With a workplan prioritising key metrics, strategies, and risk management, the EBA will support banks’ green strategies already in place before considering any necessary risk-weight adjustments. 

Jose Manuel Campa, EBA chairperson, says: “The urgent need to act explains why we have also set out early expectations for interim measures, including the identification of simple metrics that can foster market discipline and allow banks to set clear green strategies.”

The rationale for this approach, the Plan holds, is the need to firstly understand institutions’ current business mix from a sustainability perspective in order to measure and manage it with regard to their chosen strategy. These findings can then be used for scenario analysis.

The Action Plan will act as a bellweather for the financial industry, signifying the EBA's policy direction and expectation that ESG factors will affect the business model of institutions, presenting both risks and opportunities.

Implementation of the Paris Agreement and the UN 2030 Agenda for Sustainable Finance among other regulations, will instigate capital flow reorientation and the EBA argues firms must begin preparing proactively. Further, in a strategic review of the ECB’s purpose, the bank’s president Christine Lagarde recently flagged that the central bank would underline action on climate change as a fundamental component of monetary policy.

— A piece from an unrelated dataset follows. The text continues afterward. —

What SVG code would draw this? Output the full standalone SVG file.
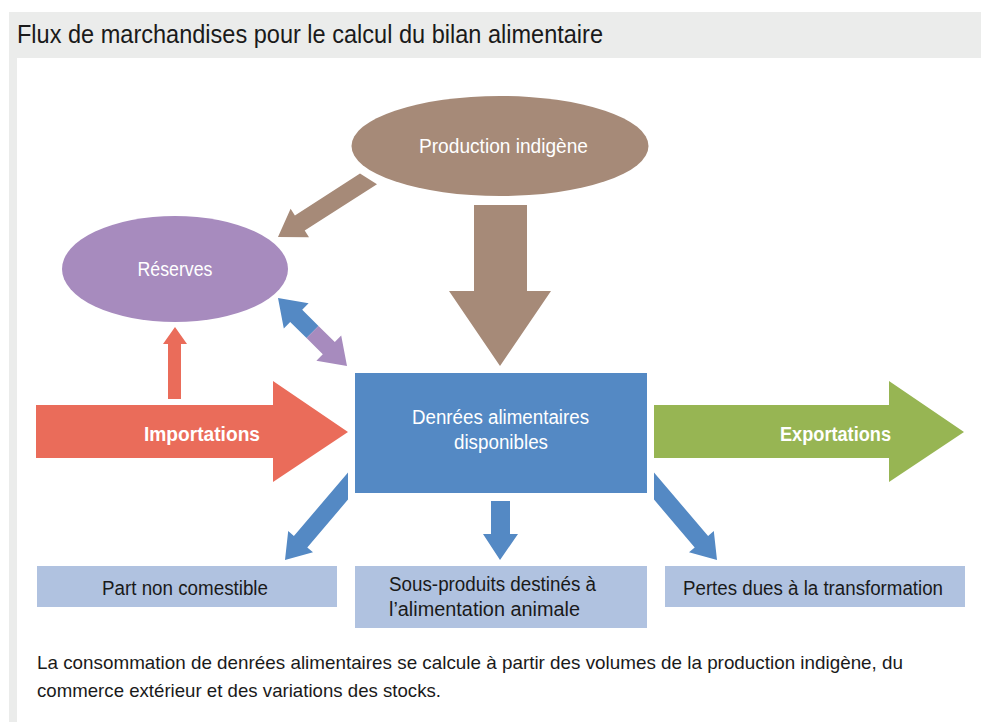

The EBA outlines three key factors driving the need for early action:

  1. Long lead-time on EBA mandates may cause policy makers and the public to perceive a lack of specific action on the areas targeted by the Action Plan;
  2. The EBA seeks to gain insight from approached developed and taken by institutions in the industry to inform the EBA’s finalised legal mandates; and
  3. New requirements such as disclosure metrics will work to inform participants across the market as to the context and relevance of this data in the preparation of legal mandates.

Elena Philipova, global head ESG proposition at Refinitiv recently told Finextra: “European regulators are leading the way with the most comprehensive and ambitious plans put forward thus far on transitioning capital markets to be sustainable and finance the 2030 Agenda. This top down pressure is making all market participants, large and small, elevate sustainability to the top of their priorities.”

The ability to measure ESG risk is a key priority for 97% of institutions when determining how to weight their investment portfolio, a recent report by State Street found. The report notes that investors need the right data to make the right ESG decisions and yet the current state of ESG data is a substantial hindering factor to adoption.

Chief responsible investment officer at Aviva Investors, Steve Waygood, told Bloomberg that “it’s only when capital flows start to reflect climate risks that we will start to shape the future we wish to retire into. At the moment I think sustainability remains the world’s biggest market failure, and we need the markets to be corrected. While the ‘revolution’ has started we have a long way to go before the incentives in the systems are aligned.”

Considering the given and planned mandates of the EBA from legislation and the Commission’s action plan, the complexity of the topic and the deadlines, the Actions Plan states that EBA is expected to deliver a significant amount of work between 2019 and 2025.